GOAL OF THE EXERCISE: Retype the opening lines of the listing below, ending with the line that contains "return stats", and leave out any pictures.

Begin

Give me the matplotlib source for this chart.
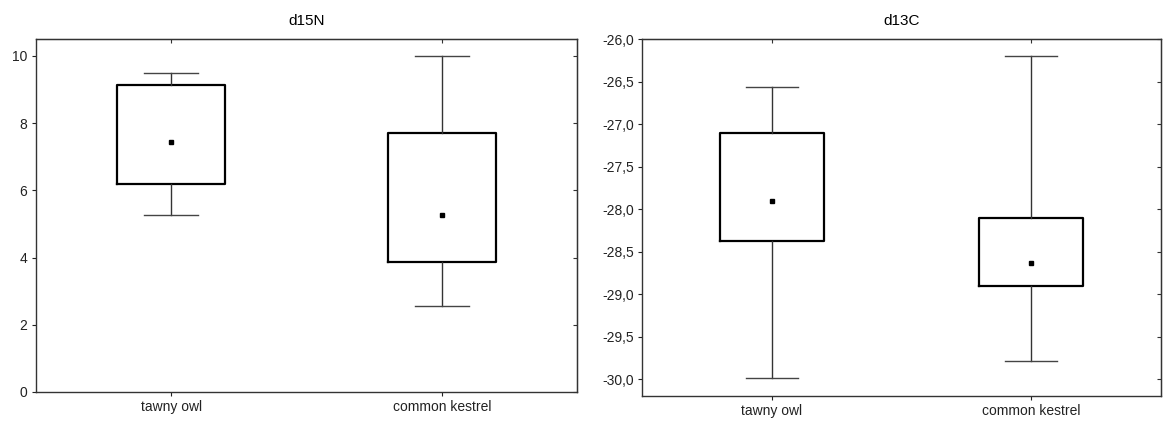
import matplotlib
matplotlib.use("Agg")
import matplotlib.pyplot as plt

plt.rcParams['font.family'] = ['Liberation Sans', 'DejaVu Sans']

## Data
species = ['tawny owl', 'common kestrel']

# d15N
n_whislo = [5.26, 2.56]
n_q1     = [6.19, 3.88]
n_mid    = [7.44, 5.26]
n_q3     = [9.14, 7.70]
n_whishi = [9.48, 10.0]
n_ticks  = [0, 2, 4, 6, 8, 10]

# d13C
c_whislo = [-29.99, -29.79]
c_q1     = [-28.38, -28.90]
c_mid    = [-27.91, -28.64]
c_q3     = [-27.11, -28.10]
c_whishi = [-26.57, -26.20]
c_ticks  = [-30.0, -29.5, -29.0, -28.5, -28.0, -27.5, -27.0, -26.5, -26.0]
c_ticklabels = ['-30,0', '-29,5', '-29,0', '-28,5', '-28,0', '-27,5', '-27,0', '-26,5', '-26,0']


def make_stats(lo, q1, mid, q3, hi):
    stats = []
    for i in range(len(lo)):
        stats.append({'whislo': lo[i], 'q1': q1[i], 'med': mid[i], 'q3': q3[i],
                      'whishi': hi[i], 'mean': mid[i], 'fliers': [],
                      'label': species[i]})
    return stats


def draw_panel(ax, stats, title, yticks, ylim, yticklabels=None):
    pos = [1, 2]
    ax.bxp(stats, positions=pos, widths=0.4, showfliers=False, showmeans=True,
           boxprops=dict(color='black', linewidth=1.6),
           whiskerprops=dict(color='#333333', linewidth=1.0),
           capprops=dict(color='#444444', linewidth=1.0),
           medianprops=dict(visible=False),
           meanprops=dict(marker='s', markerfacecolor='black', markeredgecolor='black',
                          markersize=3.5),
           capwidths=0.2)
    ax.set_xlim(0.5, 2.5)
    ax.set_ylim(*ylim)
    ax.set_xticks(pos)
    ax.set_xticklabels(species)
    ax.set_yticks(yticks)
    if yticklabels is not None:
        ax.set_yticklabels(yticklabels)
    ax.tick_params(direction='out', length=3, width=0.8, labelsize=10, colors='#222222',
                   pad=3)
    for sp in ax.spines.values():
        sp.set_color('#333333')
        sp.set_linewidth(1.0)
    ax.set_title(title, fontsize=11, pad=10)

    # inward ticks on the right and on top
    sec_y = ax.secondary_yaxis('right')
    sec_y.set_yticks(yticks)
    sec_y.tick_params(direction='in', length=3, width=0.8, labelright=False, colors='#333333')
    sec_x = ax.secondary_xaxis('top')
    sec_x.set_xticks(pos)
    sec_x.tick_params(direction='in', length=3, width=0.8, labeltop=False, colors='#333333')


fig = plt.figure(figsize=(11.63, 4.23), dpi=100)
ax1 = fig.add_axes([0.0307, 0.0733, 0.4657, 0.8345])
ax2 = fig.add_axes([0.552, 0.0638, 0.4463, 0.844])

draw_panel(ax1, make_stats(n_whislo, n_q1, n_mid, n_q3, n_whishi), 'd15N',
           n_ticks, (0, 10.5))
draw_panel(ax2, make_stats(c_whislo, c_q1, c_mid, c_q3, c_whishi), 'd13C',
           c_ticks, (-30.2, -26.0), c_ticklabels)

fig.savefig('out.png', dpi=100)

End

RESPONSE BELOW:
Give me the matplotlib source for this chart.
import matplotlib
matplotlib.use("Agg")
import matplotlib.pyplot as plt

plt.rcParams['font.family'] = ['Liberation Sans', 'DejaVu Sans']

## Data
species = ['tawny owl', 'common kestrel']

# d15N
n_whislo = [5.26, 2.56]
n_q1     = [6.19, 3.88]
n_mid    = [7.44, 5.26]
n_q3     = [9.14, 7.70]
n_whishi = [9.48, 10.0]
n_ticks  = [0, 2, 4, 6, 8, 10]

# d13C
c_whislo = [-29.99, -29.79]
c_q1     = [-28.38, -28.90]
c_mid    = [-27.91, -28.64]
c_q3     = [-27.11, -28.10]
c_whishi = [-26.57, -26.20]
c_ticks  = [-30.0, -29.5, -29.0, -28.5, -28.0, -27.5, -27.0, -26.5, -26.0]
c_ticklabels = ['-30,0', '-29,5', '-29,0', '-28,5', '-28,0', '-27,5', '-27,0', '-26,5', '-26,0']


def make_stats(lo, q1, mid, q3, hi):
    stats = []
    for i in range(len(lo)):
        stats.append({'whislo': lo[i], 'q1': q1[i], 'med': mid[i], 'q3': q3[i],
                      'whishi': hi[i], 'mean': mid[i], 'fliers': [],
                      'label': species[i]})
    return stats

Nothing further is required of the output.